◆ **Task goal**: Read the records below. Copy each line where the string "with" occurs.

◆ **Input rows**:

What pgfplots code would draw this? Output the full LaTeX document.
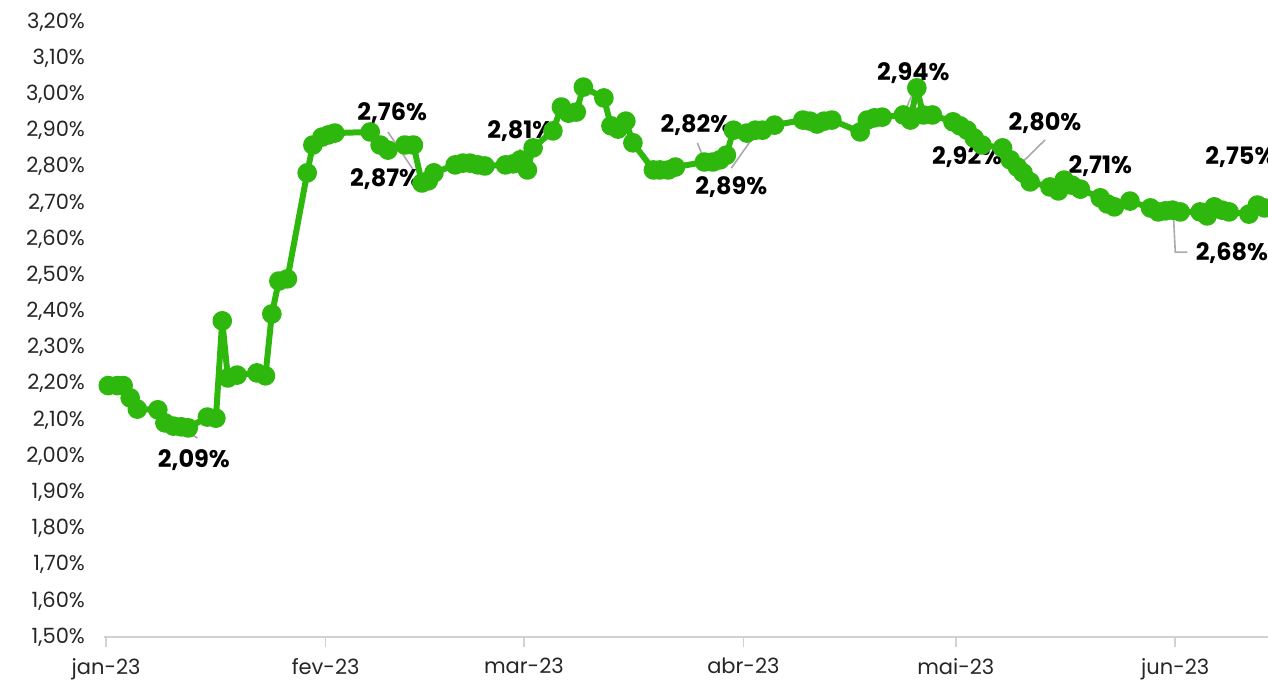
\documentclass[border=0pt]{standalone}
\usepackage{fontspec}
\setmainfont{Poppins}
\usepackage{pgfplots}
\pgfplotsset{compat=1.18}
\definecolor{linegreen}{RGB}{46,184,14}
\definecolor{leader}{RGB}{170,170,170}

\begin{document}
\begin{tikzpicture}
\useasboundingbox (0,0) rectangle (634pt,340.5pt);
\clip (0,0) rectangle (634pt,340.5pt);
\begin{axis}[
    at={(52pt,22pt)}, anchor=south west,
    scale only axis,
    width=585.2pt, height=307.5pt,
    xmin=-0.3, xmax=165,
    ymin=1.5, ymax=3.2,
    clip=false,
    axis x line*=bottom,
    axis y line*=left,
    y axis line style={draw=none},
    x axis line style={draw=black!18, line width=1pt},
    ytick={1.5,1.6,...,3.21},
    ytick style={draw=none},
    xtick={0,31,59,90,120,151},
    xticklabels={jan-23,fev-23,mar-23,abr-23,mai-23,jun-23},
    xtick align=outside,
    xtick style={draw=black!18, line width=0.8pt},
    major tick length=5pt,
    /pgf/number format/assume math mode=true,
    yticklabel={\pgfmathprintnumber[fixed,fixed zerofill,precision=2,use comma]{\tick}\%},
    ticklabel style={font=\fontsize{10.5}{12}\selectfont, text=black!85},
    yticklabel style={xshift=-6pt},
    xticklabel style={yshift=-2pt},
]
\addplot[color=linegreen, line width=3pt, line join=round, mark=*, mark size=3.4pt,
         mark options={fill=linegreen, draw=none}] coordinates {
(0.3,2.195) (1.6,2.195) (2.4,2.195) (3.4,2.161) (4.4,2.130)
(7.3,2.128) (8.3,2.092) (9.5,2.083) (10.6,2.081) (11.6,2.078)
(14.3,2.108) (15.5,2.105) (16.4,2.374) (17.2,2.216) (18.5,2.224)
(21.3,2.230) (22.5,2.222) (23.4,2.393) (24.4,2.484) (25.6,2.490)
(28.4,2.783) (29.2,2.860) (30.5,2.882) (31.4,2.888) (32.3,2.893)
(37.3,2.896) (38.7,2.860) (39.8,2.846) (42.2,2.860) (43.4,2.860)
(44.6,2.755) (45.5,2.761) (46.3,2.783) (49.3,2.805) (50.4,2.810)
(51.4,2.810) (52.5,2.805) (53.5,2.802) (56.4,2.805) (57.5,2.808)
(58.5,2.819) (59.5,2.791) (60.3,2.852) (63.1,2.899) (64.3,2.965)
(65.3,2.948) (66.4,2.951) (67.4,3.020) (70.3,2.990) (71.3,2.913)
(72.3,2.904) (73.4,2.926) (74.4,2.866) (77.3,2.791) (78.2,2.791)
(79.4,2.791) (80.4,2.799) (84.5,2.813) (85.7,2.813) (86.7,2.819)
(87.6,2.832) (88.6,2.901) (90.5,2.893) (91.7,2.901) (92.7,2.901)
(94.4,2.915) (98.4,2.929) (99.4,2.926) (100.4,2.918) (101.4,2.926)
(102.5,2.929) (106.5,2.896) (107.5,2.929) (108.5,2.935) (109.6,2.937)
(112.6,2.943) (113.6,2.929) (114.5,3.018) (115.4,2.943) (116.7,2.943)
(119.6,2.924) (120.6,2.913) (121.6,2.901) (122.6,2.879) (123.7,2.860)
(126.6,2.852) (127.7,2.819) (128.7,2.799) (129.5,2.783) (130.5,2.758)
(133.3,2.744) (134.5,2.733) (135.3,2.763) (136.4,2.749) (137.6,2.738)
(140.4,2.714) (141.4,2.697) (142.4,2.689) (144.6,2.705) (147.5,2.686)
(148.6,2.675) (149.6,2.678) (150.6,2.680) (151.7,2.675) (154.5,2.675)
(155.5,2.664) (156.5,2.689) (157.6,2.680) (158.6,2.675) (161.4,2.669)
(162.6,2.694) (163.6,2.686)
};
% leader lines
\draw[leader, line width=0.8pt] (axis cs:8.3,2.105) -- (axis cs:12.9,2.050);
\draw[leader, line width=0.8pt] (axis cs:39.8,2.896) -- (axis cs:43.4,2.791);
\draw[leader, line width=0.8pt] (axis cs:38.4,2.866) -- (axis cs:39.7,2.821);
\draw[leader, line width=0.8pt] (axis cs:58.5,2.849) -- (axis cs:57.5,2.805);
\draw[leader, line width=0.8pt] (axis cs:83.5,2.866) -- (axis cs:84.6,2.813);
\draw[leader, line width=0.8pt] (axis cs:91.4,2.882) -- (axis cs:88.3,2.796);
\draw[leader, line width=0.8pt] (axis cs:114.0,3.007) -- (axis cs:112.6,2.943);
\draw[leader, line width=0.8pt] (axis cs:119.6,2.921) -- (axis cs:121.5,2.879);
\draw[leader, line width=0.8pt] (axis cs:132.6,2.874) -- (axis cs:128.7,2.799);
\draw[leader, line width=0.8pt] (axis cs:150.7,2.680) -- (axis cs:151.0,2.564) -- (axis cs:152.7,2.564);
% labels
\tikzset{lab/.style={font=\bfseries\fontsize{12}{14}\selectfont, text=black, inner sep=0pt}}
\node[lab] at (axis cs:12.4,1.989) {2,09\%};
\node[lab] at (axis cs:40.4,2.948) {2,76\%};
\node[lab] at (axis cs:39.4,2.766) {2,87\%};
\node[lab] at (axis cs:58.5,2.899) {2,81\%};
\node[lab] at (axis cs:83.3,2.915) {2,82\%};
\node[lab] at (axis cs:88.3,2.744) {2,89\%};
\node[lab] at (axis cs:114.0,3.059) {2,94\%};
\node[lab] at (axis cs:121.6,2.827) {2,92\%};
\node[lab] at (axis cs:132.6,2.921) {2,80\%};
\node[lab] at (axis cs:140.4,2.802) {2,71\%};
\node[lab] at (axis cs:160.2,2.827) {2,75\%};
\node[lab] at (axis cs:159.0,2.562) {2,68\%};
\end{axis}
\end{tikzpicture}
\end{document}
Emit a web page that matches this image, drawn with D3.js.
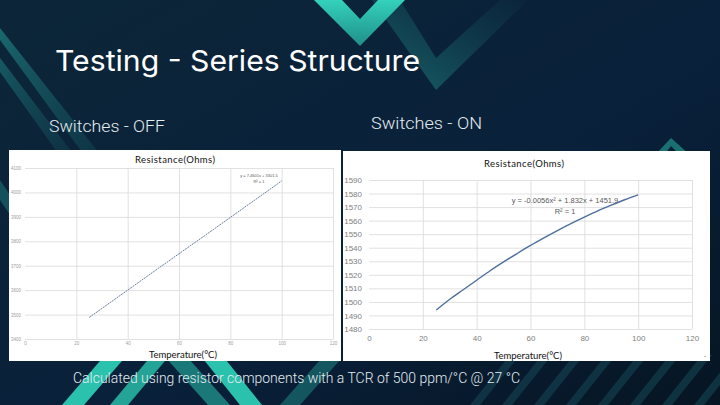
<!DOCTYPE html>
<html><head><meta charset="utf-8">
<script src="https://cdn.jsdelivr.net/npm/d3@7"></script>
<style>body{margin:0;background:#0a2236;overflow:hidden}svg{display:block}</style>
</head><body>
<svg id="c" width="720" height="405"></svg>
<script>
// ---------- DATA ----------
const offTemps = [25, 40, 55, 70, 85, 100];
const offRes   = [3488, 3600, 3712, 3823, 3935, 4047];
const onTemps  = [25, 30, 35, 40, 45, 50, 55, 60, 65, 70, 75, 80, 85, 90, 95, 100];
const onRes    = [1494, 1502, 1509, 1516, 1523, 1529.5, 1535.7, 1541.7, 1547.3, 1552.7, 1557.8, 1562.6, 1567.2, 1571.4, 1575.4, 1579];
const xTickVals   = [0, 20, 40, 60, 80, 100, 120];
const offYTickVals = [3400, 3500, 3600, 3700, 3800, 3900, 4000, 4100];
const onYTickVals  = [1480, 1490, 1500, 1510, 1520, 1530, 1540, 1550, 1560, 1570, 1580, 1590];
const offEquation = ["y = 7.4601x + 3301.5", "R² = 1"];
const onEquation  = ["y = -0.0056x² + 1.832x + 1451.9", "R² = 1"];

const svg = d3.select("#c");
const defs = svg.append("defs");

// ---------- BACKGROUND ----------
const bg = defs.append("linearGradient").attr("id","bg").attr("x1","0").attr("y1","0").attr("x2","1").attr("y2","1");
bg.append("stop").attr("offset","0").attr("stop-color","#0c2638");
bg.append("stop").attr("offset","0.6").attr("stop-color","#09203a");
bg.append("stop").attr("offset","1").attr("stop-color","#061522");
svg.append("rect").attr("width",720).attr("height",405).attr("fill","url(#bg)");

const g1 = defs.append("linearGradient").attr("id","tealV").attr("x1","0").attr("y1","0").attr("x2","0").attr("y2","1");
g1.append("stop").attr("offset","0").attr("stop-color","#34d1bb");
g1.append("stop").attr("offset","1").attr("stop-color","#1f8f8a");
const g2 = defs.append("linearGradient").attr("id","darkV").attr("x1","0").attr("y1","1").attr("x2","1").attr("y2","0");
g2.append("stop").attr("offset","0").attr("stop-color","#1b6f72").attr("stop-opacity",0.85);
g2.append("stop").attr("offset","1").attr("stop-color","#15525e").attr("stop-opacity",0.05);
const g3 = defs.append("linearGradient").attr("id","leftS").attr("x1","0").attr("y1","0").attr("x2","1").attr("y2","1");
g3.append("stop").attr("offset","0").attr("stop-color","#1b6f74");
g3.append("stop").attr("offset","1").attr("stop-color","#134a55").attr("stop-opacity",0.4);

const deco = svg.append("g");
const poly = (pts, fill, op=1) => deco.append("polygon").attr("points", pts.map(p=>p.join(",")).join(" ")).attr("fill", fill).attr("opacity", op);
poly([[372,0],[400,0],[436,58],[500,0],[528,0],[436,90]], "url(#darkV)");
poly([[314,0],[342,0],[360,19],[378,0],[405,0],[360,46]], "url(#tealV)");
poly([[0,28],[0,40],[95,170],[103,158]], "url(#leftS)", 0.9);
poly([[0,58],[0,72],[70,170],[78,160]], "url(#leftS)", 0.7);
poly([[0,200],[0,180],[10,195],[10,215]], "#1b6f74", 0.6);
poly([[655,155],[671,138],[690,155],[680,155],[671,146],[664,155]], "#1f8580", 0.8);
poly([[62,405],[84,405],[140,340],[118,340]], "#2bc2ad");
poly([[110,405],[128,405],[170,355],[152,355]], "#27b3a2", 0.9);
poly([[200,355],[222,355],[262,405],[240,405]], "#2bc2ad");
poly([[150,340],[172,340],[230,405],[208,405]], "#1f8f8a", 0.8);
poly([[280,405],[300,405],[340,360],[320,360]], "#1a6f72", 0.7);
for (let i = 0; i < 8; i++) {
  const x0 = 470 + i*32;
  poly([[x0,405],[x0+10,405],[x0+50,355],[x0+40,355]], "#123a48", 0.8);
}

// ---------- TEXTS ----------
svg.append("text").attr("x",55).attr("y",71).text("Testing - Series Structure")
  .attr("fill","#ffffff").attr("font-family","Inter, 'Open Sans', sans-serif").attr("font-size",29).attr("font-weight",400)
  .attr("textLength",365).attr("lengthAdjust","spacingAndGlyphs");
svg.append("text").attr("x",49).attr("y",132).text("Switches - OFF")
  .attr("fill","#e4ecf0").attr("font-family","Roboto, sans-serif").attr("font-weight",300).attr("font-size",17)
  .attr("textLength",116).attr("lengthAdjust","spacingAndGlyphs");
svg.append("text").attr("x",371).attr("y",129).text("Switches - ON")
  .attr("fill","#e4ecf0").attr("font-family","Roboto, sans-serif").attr("font-weight",300).attr("font-size",17)
  .attr("textLength",111).attr("lengthAdjust","spacingAndGlyphs");
svg.append("text").attr("x",73).attr("y",383).text("Calculated using resistor components with a TCR of 500 ppm/°C @ 27 °C")
  .attr("fill","#e4ecf0").attr("font-family","Roboto, sans-serif").attr("font-weight",300).attr("font-size",15)
  .attr("textLength",447).attr("lengthAdjust","spacingAndGlyphs");

// ---------- CHART PANELS ----------
function chart(opts) {
  const g = svg.append("g");
  g.append("rect").attr("x",opts.px).attr("y",opts.py).attr("width",opts.pw).attr("height",opts.ph).attr("fill","#ffffff");
  const x = d3.scaleLinear().domain([0,120]).range([opts.x0, opts.x1]);
  const y = d3.scaleLinear().domain(opts.ydom).range([opts.y0, opts.y1]);
  const gy = g.append("g").attr("transform",`translate(${opts.x0},0)`)
    .call(d3.axisLeft(y).tickValues(opts.yticks).tickSize(-(opts.x1-opts.x0)).tickFormat(""));
  gy.select(".domain").remove();
  gy.selectAll("line").attr("stroke","#d9d9d9").attr("stroke-width",0.8);
  const gx = g.append("g").attr("transform",`translate(0,${opts.y0})`)
    .call(d3.axisBottom(x).tickValues(xTickVals.slice(1)).tickSize(-(opts.y0-opts.y1)).tickFormat(""));
  gx.select(".domain").remove();
  gx.selectAll("line").attr("stroke","#d9d9d9").attr("stroke-width",0.8);
  const ly = g.append("g").attr("transform",`translate(${opts.ylabX},0)`)
    .call(d3.axisLeft(y).tickValues(opts.yticks).tickSize(0).tickPadding(0).tickFormat(d3.format("d")));
  ly.select(".domain").remove();
  ly.selectAll("text").attr("fill",opts.tickColor).attr("font-size",opts.tickSize).attr("font-family","'Liberation Sans', Arial, sans-serif");
  const lx = g.append("g").attr("transform",`translate(0,${opts.xlabY})`)
    .call(d3.axisBottom(x).tickValues(xTickVals).tickSize(0).tickPadding(0).tickFormat(d3.format("d")));
  lx.select(".domain").remove();
  lx.selectAll("text").attr("fill",opts.tickColor).attr("font-size",opts.tickSize).attr("font-family","'Liberation Sans', Arial, sans-serif");
  const line = d3.line().x((d,i)=>x(opts.xs[i])).y((d,i)=>y(opts.ys[i])).curve(d3.curveMonotoneX);
  g.append("path").datum(opts.ys).attr("d",line).attr("fill","none")
    .attr("stroke",opts.lineColor).attr("stroke-width",opts.lineWidth)
    .attr("stroke-dasharray",opts.dash||null);
  g.append("text").attr("x",opts.titleX).attr("y",opts.titleY).attr("text-anchor","middle").text("Resistance(Ohms)")
    .attr("font-family","Lato, sans-serif").attr("font-size",9.5).attr("fill","#111")
    .attr("textLength",80).attr("lengthAdjust","spacing");
  g.append("text").attr("x",opts.xtitleX).attr("y",opts.xtitleY).attr("text-anchor","middle").text("Temperature(°C)")
    .attr("font-family","Lato, sans-serif").attr("font-size",9.5).attr("fill","#111")
    .attr("textLength",68).attr("lengthAdjust","spacing");
  g.append("text").attr("x",opts.eqX).attr("y",opts.eqY).attr("text-anchor","middle").text(opts.eq[0])
    .attr("font-family","'Liberation Sans', Arial, sans-serif").attr("font-size",opts.eqSize).attr("fill","#595959");
  g.append("text").attr("x",opts.eqX).attr("y",opts.eqY+opts.eqSize*1.4).attr("text-anchor","middle").text(opts.eq[1])
    .attr("font-family","'Liberation Sans', Arial, sans-serif").attr("font-size",opts.eqSize).attr("fill","#595959");
}

chart({px:9,py:150,pw:332,ph:211,
  x0:25,x1:333,y0:339,y1:168,ydom:[3400,4100],yticks:offYTickVals,
  ylabX:21,xlabY:342,tickColor:"#a0a0a0",tickSize:4.5,
  xs:offTemps,ys:offRes,lineColor:"#6a7f9e",lineWidth:1,dash:"2,0.8",
  titleX:175,titleY:163,xtitleX:183,xtitleY:358,
  eq:offEquation,eqX:259,eqY:177,eqSize:4});

chart({px:343,py:151,pw:367,ph:210,
  x0:369,x1:692,y0:329,y1:180,ydom:[1480,1590],yticks:onYTickVals,
  ylabX:362,xlabY:335,tickColor:"#7f7f7f",tickSize:8,
  xs:onTemps,ys:onRes,lineColor:"#4e6e9e",lineWidth:1.4,
  titleX:524,titleY:167,xtitleX:528,xtitleY:359,
  eq:onEquation,eqX:565,eqY:203,eqSize:7.5});

svg.append("text").attr("x",704).attr("y",357).text(".").attr("fill","#333").attr("font-size",8);
</script>
</body></html>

◆ **Task response**:
Emit a web page that matches this image, drawn with D3.js.
svg.append("text").attr("x",73).attr("y",383).text("Calculated using resistor components with a TCR of 500 ppm/°C @ 27 °C")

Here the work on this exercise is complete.